**What this task involves:** It is required that the lines from the top of the listing through the line with "dx: 9, dy: 9" be reproduced exactly, excluding pictures.
•••••
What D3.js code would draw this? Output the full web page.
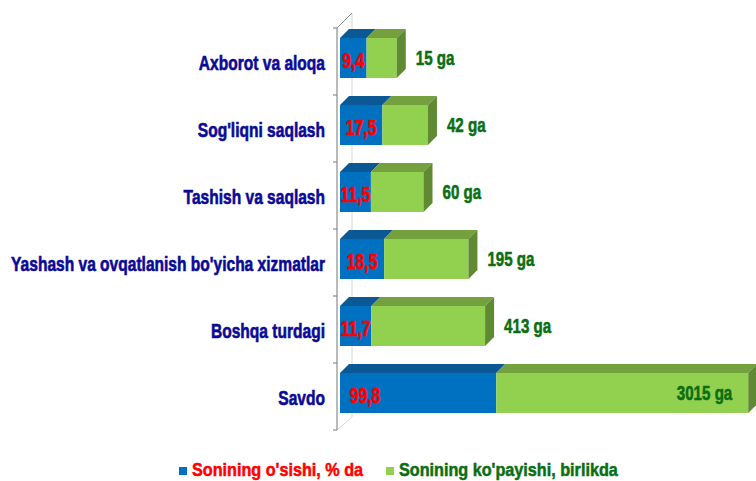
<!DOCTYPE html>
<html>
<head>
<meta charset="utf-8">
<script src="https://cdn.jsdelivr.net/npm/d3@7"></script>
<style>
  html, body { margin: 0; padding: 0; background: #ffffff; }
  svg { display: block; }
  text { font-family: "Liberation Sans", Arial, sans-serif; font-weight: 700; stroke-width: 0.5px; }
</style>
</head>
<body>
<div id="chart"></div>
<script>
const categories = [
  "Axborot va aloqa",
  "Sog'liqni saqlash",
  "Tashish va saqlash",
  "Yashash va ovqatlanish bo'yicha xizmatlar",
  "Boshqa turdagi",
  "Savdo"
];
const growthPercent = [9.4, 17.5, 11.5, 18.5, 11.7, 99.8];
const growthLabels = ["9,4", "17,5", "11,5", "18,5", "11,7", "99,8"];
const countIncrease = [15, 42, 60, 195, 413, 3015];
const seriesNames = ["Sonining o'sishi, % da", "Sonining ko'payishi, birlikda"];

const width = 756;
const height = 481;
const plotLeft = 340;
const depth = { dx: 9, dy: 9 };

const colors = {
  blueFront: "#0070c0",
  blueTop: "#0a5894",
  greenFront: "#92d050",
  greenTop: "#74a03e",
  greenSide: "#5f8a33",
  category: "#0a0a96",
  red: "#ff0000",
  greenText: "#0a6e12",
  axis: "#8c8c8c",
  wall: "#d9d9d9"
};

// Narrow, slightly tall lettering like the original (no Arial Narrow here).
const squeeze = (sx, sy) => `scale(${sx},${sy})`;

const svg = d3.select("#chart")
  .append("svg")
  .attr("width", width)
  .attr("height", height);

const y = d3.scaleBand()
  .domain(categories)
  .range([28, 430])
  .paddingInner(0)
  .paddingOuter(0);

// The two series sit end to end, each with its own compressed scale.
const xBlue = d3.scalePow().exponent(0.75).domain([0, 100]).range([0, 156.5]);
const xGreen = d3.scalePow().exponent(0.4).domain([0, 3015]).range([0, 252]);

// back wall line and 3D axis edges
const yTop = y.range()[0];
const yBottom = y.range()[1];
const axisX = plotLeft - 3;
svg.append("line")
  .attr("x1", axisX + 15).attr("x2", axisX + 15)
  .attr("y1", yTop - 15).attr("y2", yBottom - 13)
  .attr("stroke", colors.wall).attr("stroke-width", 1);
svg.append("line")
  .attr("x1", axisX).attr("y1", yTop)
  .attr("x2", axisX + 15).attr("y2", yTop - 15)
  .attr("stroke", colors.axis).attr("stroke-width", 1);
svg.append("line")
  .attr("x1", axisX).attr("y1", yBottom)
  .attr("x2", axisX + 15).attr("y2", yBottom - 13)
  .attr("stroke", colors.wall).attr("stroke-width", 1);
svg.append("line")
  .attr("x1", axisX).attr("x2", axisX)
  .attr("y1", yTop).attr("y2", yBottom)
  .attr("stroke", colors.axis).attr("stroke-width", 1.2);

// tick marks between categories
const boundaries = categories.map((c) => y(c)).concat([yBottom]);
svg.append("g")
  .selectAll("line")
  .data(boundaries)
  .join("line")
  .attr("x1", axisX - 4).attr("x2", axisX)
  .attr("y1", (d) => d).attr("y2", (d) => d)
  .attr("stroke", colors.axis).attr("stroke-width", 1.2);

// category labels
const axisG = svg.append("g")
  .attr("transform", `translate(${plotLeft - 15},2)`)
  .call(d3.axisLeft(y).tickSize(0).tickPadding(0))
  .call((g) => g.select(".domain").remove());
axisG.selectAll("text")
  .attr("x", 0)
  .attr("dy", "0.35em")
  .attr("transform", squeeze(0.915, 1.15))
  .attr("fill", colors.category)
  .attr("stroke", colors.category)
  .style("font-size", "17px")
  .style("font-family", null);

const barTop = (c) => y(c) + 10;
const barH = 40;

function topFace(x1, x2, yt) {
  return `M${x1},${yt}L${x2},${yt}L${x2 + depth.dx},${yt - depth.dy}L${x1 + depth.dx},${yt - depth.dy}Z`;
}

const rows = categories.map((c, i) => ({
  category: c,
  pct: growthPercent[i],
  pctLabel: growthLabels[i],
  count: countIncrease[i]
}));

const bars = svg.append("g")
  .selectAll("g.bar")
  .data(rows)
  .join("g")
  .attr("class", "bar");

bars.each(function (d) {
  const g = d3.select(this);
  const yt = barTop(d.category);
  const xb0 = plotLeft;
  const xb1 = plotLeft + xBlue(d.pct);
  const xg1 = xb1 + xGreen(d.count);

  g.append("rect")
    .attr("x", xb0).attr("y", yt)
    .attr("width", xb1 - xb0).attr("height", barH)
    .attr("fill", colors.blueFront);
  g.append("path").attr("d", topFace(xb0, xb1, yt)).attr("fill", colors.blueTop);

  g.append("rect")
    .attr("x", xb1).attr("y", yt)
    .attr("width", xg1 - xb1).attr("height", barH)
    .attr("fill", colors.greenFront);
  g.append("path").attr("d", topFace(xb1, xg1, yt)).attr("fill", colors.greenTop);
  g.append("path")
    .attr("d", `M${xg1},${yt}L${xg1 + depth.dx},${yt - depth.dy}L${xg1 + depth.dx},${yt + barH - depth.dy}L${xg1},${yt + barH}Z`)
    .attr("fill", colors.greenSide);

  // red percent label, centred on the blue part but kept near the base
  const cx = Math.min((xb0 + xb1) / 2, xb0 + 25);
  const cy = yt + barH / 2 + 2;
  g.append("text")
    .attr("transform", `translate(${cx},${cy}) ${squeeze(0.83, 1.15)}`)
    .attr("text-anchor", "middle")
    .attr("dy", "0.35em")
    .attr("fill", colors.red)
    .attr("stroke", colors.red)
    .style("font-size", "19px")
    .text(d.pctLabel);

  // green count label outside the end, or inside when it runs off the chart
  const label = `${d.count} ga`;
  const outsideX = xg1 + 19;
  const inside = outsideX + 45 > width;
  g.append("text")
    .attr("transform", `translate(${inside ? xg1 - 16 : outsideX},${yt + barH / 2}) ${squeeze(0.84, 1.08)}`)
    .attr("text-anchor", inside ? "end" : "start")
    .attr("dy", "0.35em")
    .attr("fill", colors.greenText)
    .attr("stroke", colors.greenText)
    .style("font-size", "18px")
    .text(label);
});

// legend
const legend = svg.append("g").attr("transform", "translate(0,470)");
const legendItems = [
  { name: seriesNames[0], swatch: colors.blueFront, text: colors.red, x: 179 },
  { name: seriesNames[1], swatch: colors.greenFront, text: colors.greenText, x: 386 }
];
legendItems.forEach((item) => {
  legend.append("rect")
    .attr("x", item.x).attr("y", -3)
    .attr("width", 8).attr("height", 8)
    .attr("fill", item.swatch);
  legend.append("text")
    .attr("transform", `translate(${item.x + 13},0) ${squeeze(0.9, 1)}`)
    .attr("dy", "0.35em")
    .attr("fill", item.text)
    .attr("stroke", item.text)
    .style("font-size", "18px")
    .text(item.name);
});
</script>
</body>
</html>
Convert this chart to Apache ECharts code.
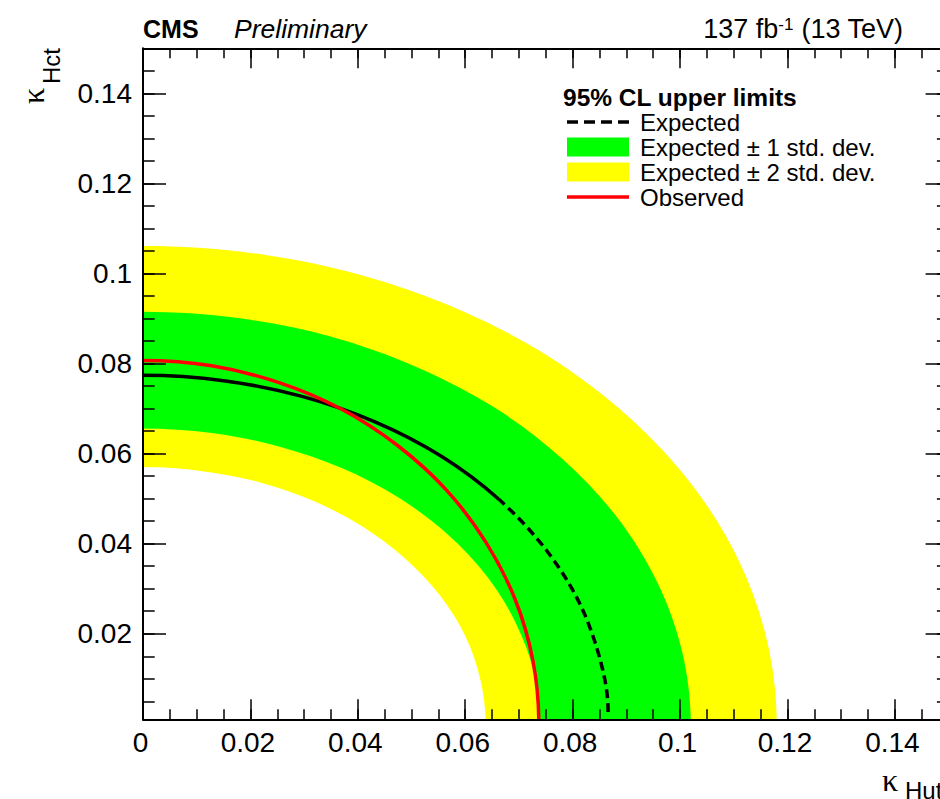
•••••
**Finished task:**
What D3.js code would draw this? Output the full web page.
<!DOCTYPE html>
<html>
<head>
<meta charset="utf-8">
<script src="https://cdn.jsdelivr.net/npm/d3@7"></script>
<style>
  html, body { margin: 0; padding: 0; background: #ffffff; }
  svg { display: block; }
  text { font-family: "Liberation Sans", Arial, sans-serif; font-weight: 700; stroke-width: 0.5px; }
</style>
</head>
<body>
<div id="chart"></div>
<script>
const categories = [
  "Axborot va aloqa",
  "Sog'liqni saqlash",
  "Tashish va saqlash",
  "Yashash va ovqatlanish bo'yicha xizmatlar",
  "Boshqa turdagi",
  "Savdo"
];
const growthPercent = [9.4, 17.5, 11.5, 18.5, 11.7, 99.8];
const growthLabels = ["9,4", "17,5", "11,5", "18,5", "11,7", "99,8"];
const countIncrease = [15, 42, 60, 195, 413, 3015];
const seriesNames = ["Sonining o'sishi, % da", "Sonining ko'payishi, birlikda"];

const width = 756;
const height = 481;
const plotLeft = 340;
const depth = { dx: 9, dy: 9 };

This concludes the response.